**Material:**
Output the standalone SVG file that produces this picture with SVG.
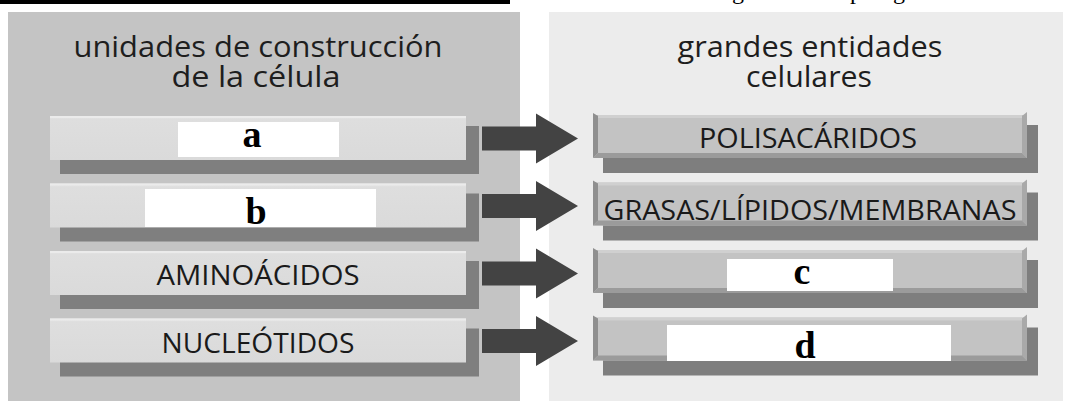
<svg xmlns="http://www.w3.org/2000/svg" xmlns:xlink="http://www.w3.org/1999/xlink" width="1066" height="401" viewBox="0 0 1066 401">
  <style>
    .title { font-family: "Open Sans", "Noto Sans", "Liberation Sans", sans-serif; font-size: 30px; fill: #1e1e1e; text-anchor: middle; }
    .llab { font-family: "Open Sans", "Noto Sans", "Liberation Sans", sans-serif; font-size: 27px; fill: #1a1a1a; text-anchor: middle; }
    .rlab { font-family: "Open Sans", "Noto Sans", "Liberation Sans", sans-serif; font-size: 28px; fill: #1a1a1a; text-anchor: middle; }
    .key { font-family: "Liberation Serif", "Times New Roman", serif; font-size: 38px; font-weight: bold; fill: #000; text-anchor: middle; }
    .frag { font-family: "Liberation Serif", "Times New Roman", serif; font-size: 24px; fill: #000; }
    .blank { fill: #ffffff; }
    .arrow { fill: #434343; }
  </style>
  <defs>
    <linearGradient id="lface" x1="0" y1="0" x2="0" y2="1">
      <stop offset="0" stop-color="#e6e6e6"/>
      <stop offset="0.08" stop-color="#dedede"/>
      <stop offset="1" stop-color="#dadada"/>
    </linearGradient>
    <g id="lbox">
      <rect x="60" y="10" width="419" height="48" fill="#7f7f7f"/>
      <rect x="50" y="0" width="416" height="44" fill="url(#lface)"/>
      <rect x="50" y="0" width="416" height="2" fill="#ebebeb"/>
    </g>
    <g id="rbox">
      <rect x="603" y="10" width="435" height="48" fill="#7e7e7e"/>
      <rect x="593" y="0" width="434" height="43" fill="#c3c3c3"/>
      <rect x="598" y="0" width="424" height="3" fill="#d0d0d0"/>
      <polygon points="593,-2 598,1 598,38 593,43" fill="#8f8f8f"/>
      <polygon points="1022,1 1027,-3 1027,43 1022,38" fill="#a9a9a9"/>
      <polygon points="593,43 598,38 1022,38 1027,43" fill="#9b9b9b"/>
    </g>
    <polygon id="arr" points="482,-12 536,-12 536,-25 578,0 536,25 536,12 482,12"/>
  </defs>

  <rect x="0" y="0" width="1066" height="401" fill="#ffffff"/>

  <!-- page fragments -->
  <rect x="0" y="0" width="510" height="4" fill="#000000"/>
  <text class="frag" x="732" y="-1">g</text>
  <text class="frag" x="850" y="-1">p</text>
  <text class="frag" x="893" y="-1">g</text>

  <!-- panels -->
  <g id="panel-left">
    <rect x="8" y="12" width="512" height="389" fill="#c4c4c4"/>
    <text class="title" x="258" y="57" textLength="369" lengthAdjust="spacingAndGlyphs">unidades de construcción</text>
    <text class="title" x="256" y="87" textLength="169" lengthAdjust="spacingAndGlyphs">de la célula</text>
  </g>
  <g id="panel-right">
    <rect x="549" y="12" width="514" height="389" fill="#ececec"/>
    <text class="title" x="810" y="57" textLength="265" lengthAdjust="spacingAndGlyphs">grandes entidades</text>
    <text class="title" x="809" y="87" textLength="126" lengthAdjust="spacingAndGlyphs">celulares</text>
  </g>

  <!-- left nodes -->
  <g id="node-a">
    <use xlink:href="#lbox" href="#lbox" y="116"/>
    <rect class="blank" x="178" y="122" width="161" height="35"/>
    <text class="key" x="252" y="147">a</text>
  </g>
  <g id="node-b">
    <use xlink:href="#lbox" href="#lbox" y="183.5"/>
    <rect class="blank" x="145" y="189" width="231" height="38"/>
    <text class="key" x="256" y="224">b</text>
  </g>
  <g id="node-aminoacidos">
    <use xlink:href="#lbox" href="#lbox" y="251"/>
    <text class="llab" x="258" y="285" textLength="203" lengthAdjust="spacingAndGlyphs">AMINOÁCIDOS</text>
  </g>
  <g id="node-nucleotidos">
    <use xlink:href="#lbox" href="#lbox" y="318.5"/>
    <text class="llab" x="258" y="353" textLength="193" lengthAdjust="spacingAndGlyphs">NUCLEÓTIDOS</text>
  </g>

  <!-- right nodes -->
  <g id="node-polisacaridos">
    <use xlink:href="#rbox" href="#rbox" y="115"/>
    <text class="rlab" x="808" y="148" textLength="218" lengthAdjust="spacingAndGlyphs">POLISACÁRIDOS</text>
  </g>
  <g id="node-grasas">
    <use xlink:href="#rbox" href="#rbox" y="182.5"/>
    <text class="rlab" x="810" y="220" textLength="413" lengthAdjust="spacingAndGlyphs">GRASAS/LÍPIDOS/MEMBRANAS</text>
  </g>
  <g id="node-c">
    <use xlink:href="#rbox" href="#rbox" y="250"/>
    <rect class="blank" x="727" y="259" width="166" height="32"/>
    <text class="key" x="802" y="284">c</text>
  </g>
  <g id="node-d">
    <use xlink:href="#rbox" href="#rbox" y="317.5"/>
    <rect class="blank" x="667" y="325" width="284" height="36"/>
    <text class="key" x="805" y="358">d</text>
  </g>

  <!-- connectors -->
  <g id="connectors" class="arrow">
    <use xlink:href="#arr" href="#arr" y="138.5"/>
    <use xlink:href="#arr" href="#arr" y="206"/>
    <use xlink:href="#arr" href="#arr" y="273.5"/>
    <use xlink:href="#arr" href="#arr" y="341"/>
  </g>
</svg>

**Problem statement:** From start to finish, output the listing exactly, but omit its pictures.

**Expected answer:**
Output the standalone SVG file that produces this picture with SVG.
<svg xmlns="http://www.w3.org/2000/svg" xmlns:xlink="http://www.w3.org/1999/xlink" width="1066" height="401" viewBox="0 0 1066 401">
  <style>
    .title { font-family: "Open Sans", "Noto Sans", "Liberation Sans", sans-serif; font-size: 30px; fill: #1e1e1e; text-anchor: middle; }
    .llab { font-family: "Open Sans", "Noto Sans", "Liberation Sans", sans-serif; font-size: 27px; fill: #1a1a1a; text-anchor: middle; }
    .rlab { font-family: "Open Sans", "Noto Sans", "Liberation Sans", sans-serif; font-size: 28px; fill: #1a1a1a; text-anchor: middle; }
    .key { font-family: "Liberation Serif", "Times New Roman", serif; font-size: 38px; font-weight: bold; fill: #000; text-anchor: middle; }
    .frag { font-family: "Liberation Serif", "Times New Roman", serif; font-size: 24px; fill: #000; }
    .blank { fill: #ffffff; }
    .arrow { fill: #434343; }
  </style>
  <defs>
    <linearGradient id="lface" x1="0" y1="0" x2="0" y2="1">
      <stop offset="0" stop-color="#e6e6e6"/>
      <stop offset="0.08" stop-color="#dedede"/>
      <stop offset="1" stop-color="#dadada"/>
    </linearGradient>
    <g id="lbox">
      <rect x="60" y="10" width="419" height="48" fill="#7f7f7f"/>
      <rect x="50" y="0" width="416" height="44" fill="url(#lface)"/>
      <rect x="50" y="0" width="416" height="2" fill="#ebebeb"/>
    </g>
    <g id="rbox">
      <rect x="603" y="10" width="435" height="48" fill="#7e7e7e"/>
      <rect x="593" y="0" width="434" height="43" fill="#c3c3c3"/>
      <rect x="598" y="0" width="424" height="3" fill="#d0d0d0"/>
      <polygon points="593,-2 598,1 598,38 593,43" fill="#8f8f8f"/>
      <polygon points="1022,1 1027,-3 1027,43 1022,38" fill="#a9a9a9"/>
      <polygon points="593,43 598,38 1022,38 1027,43" fill="#9b9b9b"/>
    </g>
    <polygon id="arr" points="482,-12 536,-12 536,-25 578,0 536,25 536,12 482,12"/>
  </defs>

  <rect x="0" y="0" width="1066" height="401" fill="#ffffff"/>

  <!-- page fragments -->
  <rect x="0" y="0" width="510" height="4" fill="#000000"/>
  <text class="frag" x="732" y="-1">g</text>
  <text class="frag" x="850" y="-1">p</text>
  <text class="frag" x="893" y="-1">g</text>

  <!-- panels -->
  <g id="panel-left">
    <rect x="8" y="12" width="512" height="389" fill="#c4c4c4"/>
    <text class="title" x="258" y="57" textLength="369" lengthAdjust="spacingAndGlyphs">unidades de construcción</text>
    <text class="title" x="256" y="87" textLength="169" lengthAdjust="spacingAndGlyphs">de la célula</text>
  </g>
  <g id="panel-right">
    <rect x="549" y="12" width="514" height="389" fill="#ececec"/>
    <text class="title" x="810" y="57" textLength="265" lengthAdjust="spacingAndGlyphs">grandes entidades</text>
    <text class="title" x="809" y="87" textLength="126" lengthAdjust="spacingAndGlyphs">celulares</text>
  </g>

  <!-- left nodes -->
  <g id="node-a">
    <use xlink:href="#lbox" href="#lbox" y="116"/>
    <rect class="blank" x="178" y="122" width="161" height="35"/>
    <text class="key" x="252" y="147">a</text>
  </g>
  <g id="node-b">
    <use xlink:href="#lbox" href="#lbox" y="183.5"/>
    <rect class="blank" x="145" y="189" width="231" height="38"/>
    <text class="key" x="256" y="224">b</text>
  </g>
  <g id="node-aminoacidos">
    <use xlink:href="#lbox" href="#lbox" y="251"/>
    <text class="llab" x="258" y="285" textLength="203" lengthAdjust="spacingAndGlyphs">AMINOÁCIDOS</text>
  </g>
  <g id="node-nucleotidos">
    <use xlink:href="#lbox" href="#lbox" y="318.5"/>
    <text class="llab" x="258" y="353" textLength="193" lengthAdjust="spacingAndGlyphs">NUCLEÓTIDOS</text>
  </g>

  <!-- right nodes -->
  <g id="node-polisacaridos">
    <use xlink:href="#rbox" href="#rbox" y="115"/>
    <text class="rlab" x="808" y="148" textLength="218" lengthAdjust="spacingAndGlyphs">POLISACÁRIDOS</text>
  </g>
  <g id="node-grasas">
    <use xlink:href="#rbox" href="#rbox" y="182.5"/>
    <text class="rlab" x="810" y="220" textLength="413" lengthAdjust="spacingAndGlyphs">GRASAS/LÍPIDOS/MEMBRANAS</text>
  </g>
  <g id="node-c">
    <use xlink:href="#rbox" href="#rbox" y="250"/>
    <rect class="blank" x="727" y="259" width="166" height="32"/>
    <text class="key" x="802" y="284">c</text>
  </g>
  <g id="node-d">
    <use xlink:href="#rbox" href="#rbox" y="317.5"/>
    <rect class="blank" x="667" y="325" width="284" height="36"/>
    <text class="key" x="805" y="358">d</text>
  </g>

  <!-- connectors -->
  <g id="connectors" class="arrow">
    <use xlink:href="#arr" href="#arr" y="138.5"/>
    <use xlink:href="#arr" href="#arr" y="206"/>
    <use xlink:href="#arr" href="#arr" y="273.5"/>
    <use xlink:href="#arr" href="#arr" y="341"/>
  </g>
</svg>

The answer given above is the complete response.